At the end of an issue all the plots may not be resolved. In this case a “to be continued” caption will be the last thing a reader sees until the next issue. The writer will usually leave open ended stories for further development in other issues. What really hits a reader when reading a comic is the story itself. When writing a story in the old style it is said that a villain does something nasty to people. Then the hero fights the villain. And finally the villain is either captured and goes to jail, or dies in a semi-accidental event that is not the fault of the hero.
Nowadays stories have the villain coming out on top. Sexual plots are overshadowed by the women characters. In other words anything goes, and graphic violence is the norm. Some publications try to avoid the hard extreme, but the lesser known publishing houses snatch up any story that will sell, sell, sell. It is up to the morals of the writer that stops the truly harmful comic books. But still, I am a firm believer that readers know better than to imitate questionable characters. I do not believe that pornographic comics should ever reach the hands of impressionable children.
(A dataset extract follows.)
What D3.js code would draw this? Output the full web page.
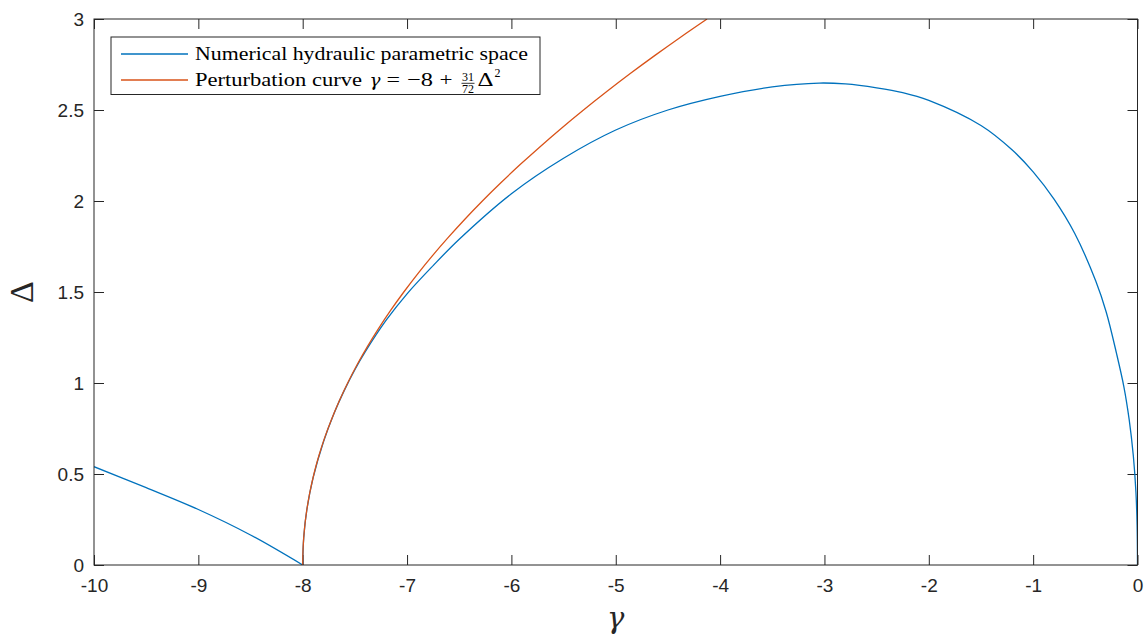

In order to become a good writer, one must always write and read. A writer has to keep up with current events because that might be the starting point of a good story. A side note to artist would also be to keep drawing. Draw everything you see because you never know how well it will work in a comic book unless you picture it.
Comedy is a strong device to use in comics. It keeps the reader’s attention when a storyline gets a little too far out of their perceptions. A good line gag is good for bringing the reader back to the action. A reader might think after reading a funny line, “what was going on up to that point that made that character say that?” and the reader might even go back and reread such as I do. Some comics are only meant for comedy. In a more series title comedy should not be used too much or the reader will think that the story is a parody which it is not.